His campaign can't say.
Some allies have pushed the former ambassador to put more of his own money into the campaign, which would give him more time to meet with voters, one-on-one.
They also have pushed him to start running television commercials to introduce himself. The logic is that he needs voters to know who is before they can decide if they like him.
But that takes money -- and he's doesn't have it.
Aides concede there simply isn't the cash necessary to run television advertising any time soon. Privately, they're hoping that a pro-Huntsman super PAC -- which can raise and spend unlimited amounts of money on behalf of a candidate as long as there is no coordination -- will come to their rescue.
Huntsman said last week that he likely was done spending his own money.
"You never want to say never, but I've basically put in what I'm going to put in," he told the AP at the Rotary Club event late last week. "Campaigns are always concerned about money. We're on the ground. We've got the people we need to get the work done. Now it's about getting votes," he told the AP.
But early missteps exacerbated by high expectations have made that tough.
In the campaign's infancy this summer, aides spent lavishly and planned for multiple offices around New Hampshire. They bought mounds of promotional material -- signs in various designs and sizes, stickers, and souvenirs such as key chains. Last month, Huntsman fired his top New Hampshire aide and brought in a former aide to McCain, the senator from Arizona and the GOP's 2008 presidential candidate.

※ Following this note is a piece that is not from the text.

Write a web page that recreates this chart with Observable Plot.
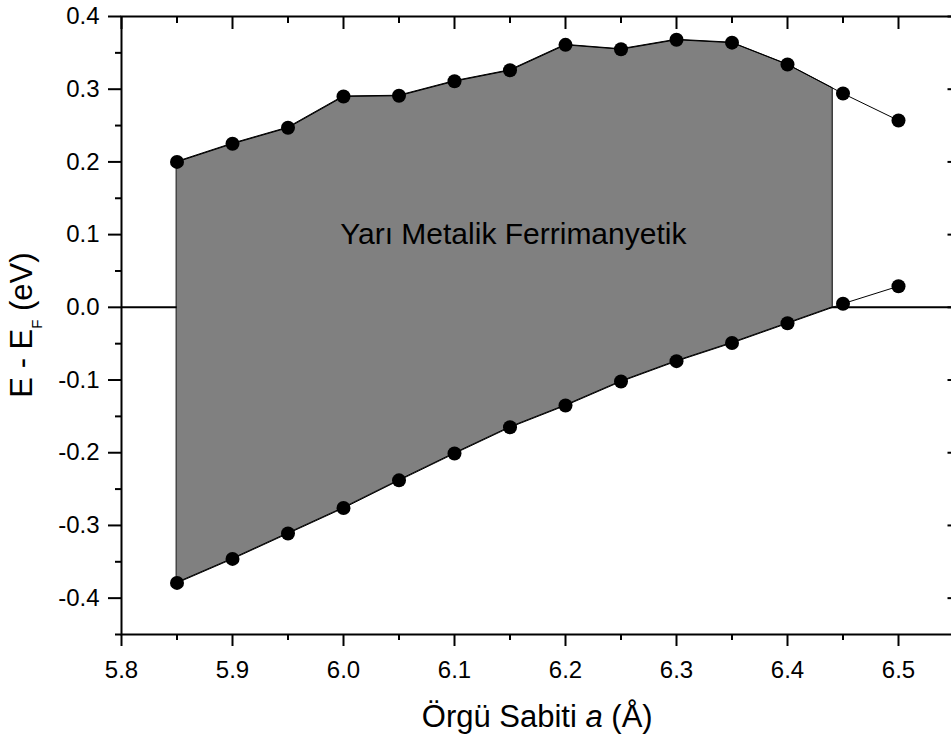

Saturday's campaign finance report showed Huntsman's operation in debt and struggling to find donors. His campaign said Friday it had just $327,000 in the bank.
And while Huntsman's advisers cast the campaign's relocation to New Hampshire as a sign of confidence that his concentrated approach would appeal to the voters here, it hardly masked the very real troubles besetting his campaign.
Dozens of Florida-based aides didn't make the move; the campaign could not afford them.